# Data entries start
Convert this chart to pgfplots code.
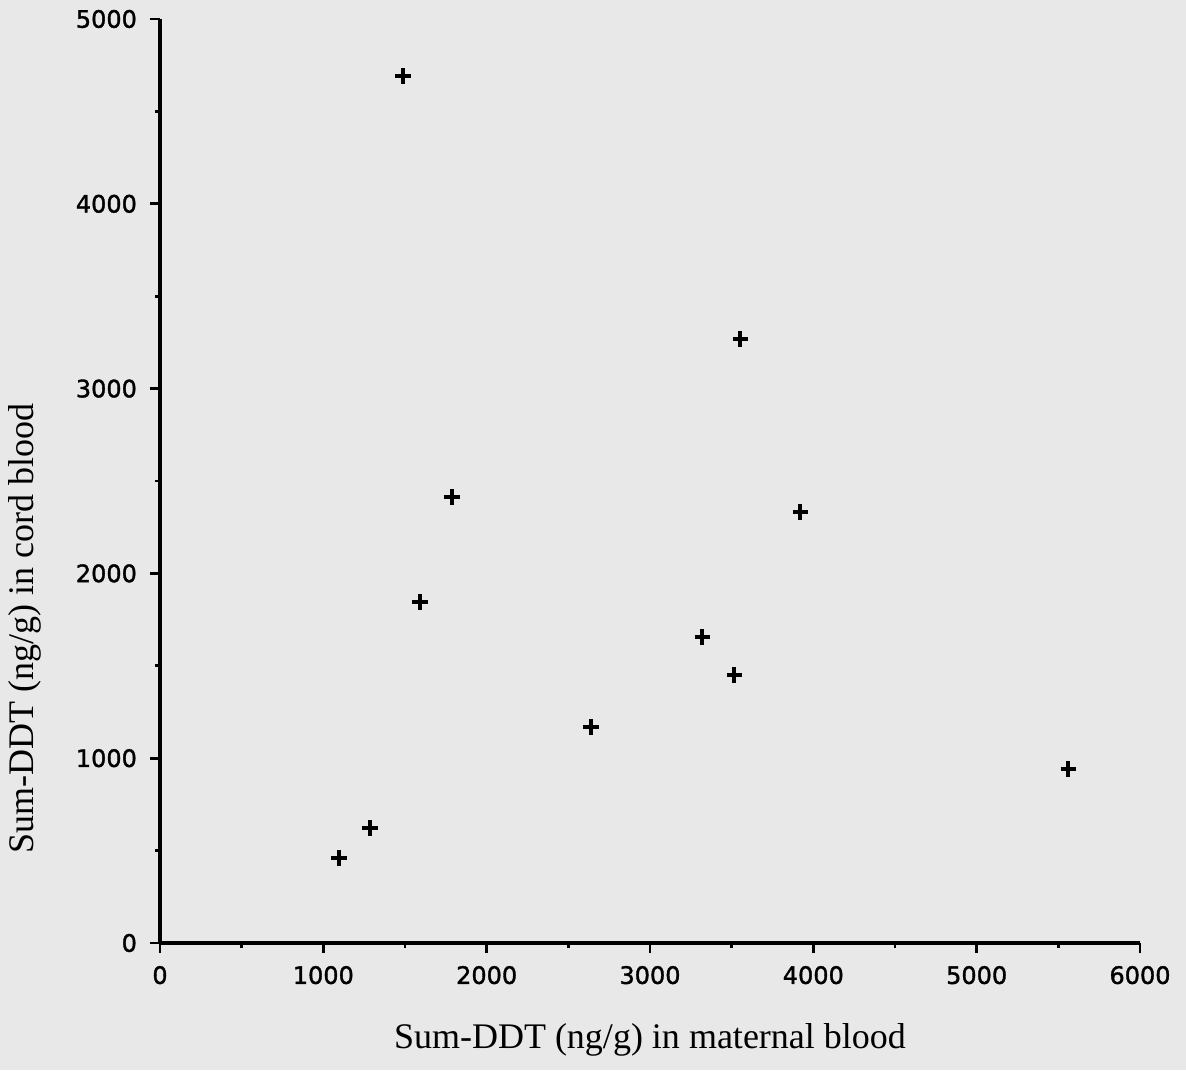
# Data entries end
# Data entries start
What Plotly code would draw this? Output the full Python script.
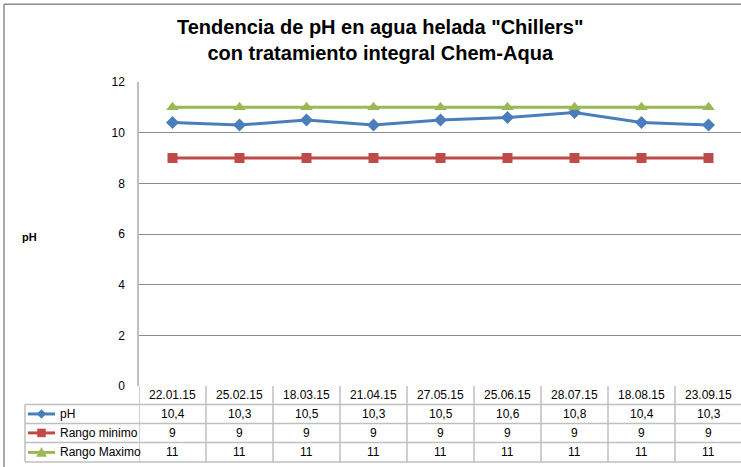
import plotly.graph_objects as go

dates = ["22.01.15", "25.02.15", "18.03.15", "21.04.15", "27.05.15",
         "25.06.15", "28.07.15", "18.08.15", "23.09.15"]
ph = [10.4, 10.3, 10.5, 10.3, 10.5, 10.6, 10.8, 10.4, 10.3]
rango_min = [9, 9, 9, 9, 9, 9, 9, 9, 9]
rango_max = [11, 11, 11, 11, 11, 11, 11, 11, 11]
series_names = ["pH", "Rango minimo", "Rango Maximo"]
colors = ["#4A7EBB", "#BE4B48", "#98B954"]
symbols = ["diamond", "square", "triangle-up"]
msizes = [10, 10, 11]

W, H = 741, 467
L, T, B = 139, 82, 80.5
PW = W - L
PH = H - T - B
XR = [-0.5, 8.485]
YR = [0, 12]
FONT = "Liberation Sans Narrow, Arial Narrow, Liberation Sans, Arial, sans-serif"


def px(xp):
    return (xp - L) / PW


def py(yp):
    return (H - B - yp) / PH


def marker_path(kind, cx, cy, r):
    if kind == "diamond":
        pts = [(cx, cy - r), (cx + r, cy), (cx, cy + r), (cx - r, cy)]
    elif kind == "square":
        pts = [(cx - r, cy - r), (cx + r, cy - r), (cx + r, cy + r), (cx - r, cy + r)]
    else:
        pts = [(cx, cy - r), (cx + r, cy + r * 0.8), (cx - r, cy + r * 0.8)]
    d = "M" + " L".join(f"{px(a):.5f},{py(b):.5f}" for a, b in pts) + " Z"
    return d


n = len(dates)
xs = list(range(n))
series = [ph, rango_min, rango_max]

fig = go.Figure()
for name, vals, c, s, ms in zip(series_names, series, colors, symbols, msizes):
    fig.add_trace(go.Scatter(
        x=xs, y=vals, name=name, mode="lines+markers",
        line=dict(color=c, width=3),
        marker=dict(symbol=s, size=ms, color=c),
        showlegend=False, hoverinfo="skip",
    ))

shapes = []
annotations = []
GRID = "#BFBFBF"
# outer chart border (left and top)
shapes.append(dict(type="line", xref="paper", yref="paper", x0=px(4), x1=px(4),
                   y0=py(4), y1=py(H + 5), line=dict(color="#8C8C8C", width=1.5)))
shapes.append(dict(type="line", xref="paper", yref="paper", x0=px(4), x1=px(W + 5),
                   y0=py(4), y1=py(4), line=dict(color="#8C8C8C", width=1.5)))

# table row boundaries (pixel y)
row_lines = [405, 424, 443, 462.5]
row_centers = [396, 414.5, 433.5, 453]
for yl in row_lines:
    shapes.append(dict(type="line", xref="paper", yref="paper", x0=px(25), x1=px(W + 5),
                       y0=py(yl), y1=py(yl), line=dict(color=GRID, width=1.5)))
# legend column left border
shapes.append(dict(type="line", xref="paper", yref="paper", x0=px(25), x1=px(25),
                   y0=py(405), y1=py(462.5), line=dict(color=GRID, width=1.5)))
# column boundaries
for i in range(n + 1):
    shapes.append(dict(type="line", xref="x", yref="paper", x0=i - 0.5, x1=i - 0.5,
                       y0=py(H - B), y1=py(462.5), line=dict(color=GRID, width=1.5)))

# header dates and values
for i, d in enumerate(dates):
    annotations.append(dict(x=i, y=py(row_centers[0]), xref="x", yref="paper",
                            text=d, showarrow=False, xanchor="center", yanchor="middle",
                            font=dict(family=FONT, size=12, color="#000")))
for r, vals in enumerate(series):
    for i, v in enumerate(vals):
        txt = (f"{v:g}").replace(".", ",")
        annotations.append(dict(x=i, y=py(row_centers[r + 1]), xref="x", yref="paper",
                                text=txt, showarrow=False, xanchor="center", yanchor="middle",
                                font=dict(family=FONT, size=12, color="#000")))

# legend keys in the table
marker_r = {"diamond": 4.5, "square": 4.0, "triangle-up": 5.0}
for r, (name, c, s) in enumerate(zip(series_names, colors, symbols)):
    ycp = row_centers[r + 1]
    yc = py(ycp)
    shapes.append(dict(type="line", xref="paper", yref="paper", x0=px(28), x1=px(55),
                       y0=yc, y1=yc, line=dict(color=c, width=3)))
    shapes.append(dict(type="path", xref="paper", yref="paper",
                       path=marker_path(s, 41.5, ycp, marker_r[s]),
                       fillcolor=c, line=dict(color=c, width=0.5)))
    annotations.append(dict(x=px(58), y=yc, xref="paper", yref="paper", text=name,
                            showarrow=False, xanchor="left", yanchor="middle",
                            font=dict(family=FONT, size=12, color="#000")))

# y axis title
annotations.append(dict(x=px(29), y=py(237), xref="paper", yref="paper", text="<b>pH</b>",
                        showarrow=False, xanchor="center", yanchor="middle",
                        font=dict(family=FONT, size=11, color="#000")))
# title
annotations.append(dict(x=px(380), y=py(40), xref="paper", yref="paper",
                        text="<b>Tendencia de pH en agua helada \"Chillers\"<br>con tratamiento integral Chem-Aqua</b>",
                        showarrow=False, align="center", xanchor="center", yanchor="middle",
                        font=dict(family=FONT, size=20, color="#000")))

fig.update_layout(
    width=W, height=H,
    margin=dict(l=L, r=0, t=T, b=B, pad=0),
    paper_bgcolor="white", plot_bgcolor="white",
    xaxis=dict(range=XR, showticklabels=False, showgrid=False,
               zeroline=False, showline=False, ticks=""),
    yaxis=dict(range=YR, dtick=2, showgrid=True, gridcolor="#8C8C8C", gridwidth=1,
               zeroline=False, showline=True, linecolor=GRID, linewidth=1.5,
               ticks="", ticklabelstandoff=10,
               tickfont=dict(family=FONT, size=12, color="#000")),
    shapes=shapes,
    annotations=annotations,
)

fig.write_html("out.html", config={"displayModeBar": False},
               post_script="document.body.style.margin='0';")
# Data entries end
# Data entries start
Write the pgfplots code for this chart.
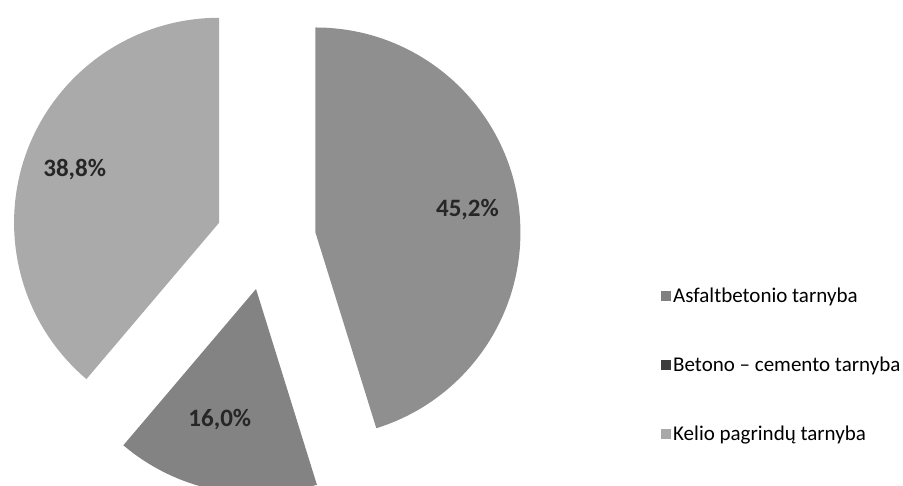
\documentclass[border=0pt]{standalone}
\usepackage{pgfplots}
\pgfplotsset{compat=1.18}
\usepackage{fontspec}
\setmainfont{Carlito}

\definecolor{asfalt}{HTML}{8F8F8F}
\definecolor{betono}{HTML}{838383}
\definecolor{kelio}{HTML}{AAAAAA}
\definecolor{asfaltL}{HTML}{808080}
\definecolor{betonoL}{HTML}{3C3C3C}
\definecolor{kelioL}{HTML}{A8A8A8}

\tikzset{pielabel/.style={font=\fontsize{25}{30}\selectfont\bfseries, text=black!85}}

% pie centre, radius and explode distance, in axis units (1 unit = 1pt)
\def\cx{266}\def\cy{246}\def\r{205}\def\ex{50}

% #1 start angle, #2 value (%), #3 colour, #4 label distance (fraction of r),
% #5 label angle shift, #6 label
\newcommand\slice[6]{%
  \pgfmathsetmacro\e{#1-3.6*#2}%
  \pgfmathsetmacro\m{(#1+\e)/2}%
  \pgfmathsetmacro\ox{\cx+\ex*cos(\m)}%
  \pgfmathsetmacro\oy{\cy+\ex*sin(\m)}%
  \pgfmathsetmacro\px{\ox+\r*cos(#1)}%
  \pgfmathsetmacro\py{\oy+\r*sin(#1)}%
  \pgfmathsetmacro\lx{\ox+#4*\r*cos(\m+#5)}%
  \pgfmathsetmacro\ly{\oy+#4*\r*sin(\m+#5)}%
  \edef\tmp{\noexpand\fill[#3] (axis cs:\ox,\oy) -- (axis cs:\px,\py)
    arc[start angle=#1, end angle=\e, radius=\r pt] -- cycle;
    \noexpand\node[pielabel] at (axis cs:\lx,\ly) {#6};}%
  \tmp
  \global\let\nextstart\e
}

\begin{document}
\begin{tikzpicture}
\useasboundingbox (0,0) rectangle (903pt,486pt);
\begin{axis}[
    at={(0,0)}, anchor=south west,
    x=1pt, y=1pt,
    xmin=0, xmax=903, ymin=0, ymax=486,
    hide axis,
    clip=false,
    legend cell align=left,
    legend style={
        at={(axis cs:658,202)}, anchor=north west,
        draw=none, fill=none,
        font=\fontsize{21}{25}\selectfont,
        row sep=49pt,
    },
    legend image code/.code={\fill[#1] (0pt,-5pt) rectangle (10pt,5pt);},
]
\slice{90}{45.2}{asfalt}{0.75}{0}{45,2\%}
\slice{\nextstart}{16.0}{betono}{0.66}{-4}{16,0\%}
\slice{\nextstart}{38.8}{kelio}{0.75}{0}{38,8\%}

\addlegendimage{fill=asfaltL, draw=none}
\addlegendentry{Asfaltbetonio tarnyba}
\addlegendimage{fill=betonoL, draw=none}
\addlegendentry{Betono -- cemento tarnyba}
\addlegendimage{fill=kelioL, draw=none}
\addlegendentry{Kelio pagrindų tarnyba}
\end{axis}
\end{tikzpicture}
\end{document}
# Data entries end
#### [Do this]
Write out the lines beginning with the one that contains "What Plotly code" and ending with the one that contains "Sans Narrow, Arial", exactly as given. Leave pictures out.

#### [Written reply]
What Plotly code would draw this? Output the full Python script.
import plotly.graph_objects as go

dates = ["22.01.15", "25.02.15", "18.03.15", "21.04.15", "27.05.15",
         "25.06.15", "28.07.15", "18.08.15", "23.09.15"]
ph = [10.4, 10.3, 10.5, 10.3, 10.5, 10.6, 10.8, 10.4, 10.3]
rango_min = [9, 9, 9, 9, 9, 9, 9, 9, 9]
rango_max = [11, 11, 11, 11, 11, 11, 11, 11, 11]
series_names = ["pH", "Rango minimo", "Rango Maximo"]
colors = ["#4A7EBB", "#BE4B48", "#98B954"]
symbols = ["diamond", "square", "triangle-up"]
msizes = [10, 10, 11]

W, H = 741, 467
L, T, B = 139, 82, 80.5
PW = W - L
PH = H - T - B
XR = [-0.5, 8.485]
YR = [0, 12]
FONT = "Liberation Sans Narrow, Arial Narrow, Liberation Sans, Arial, sans-serif"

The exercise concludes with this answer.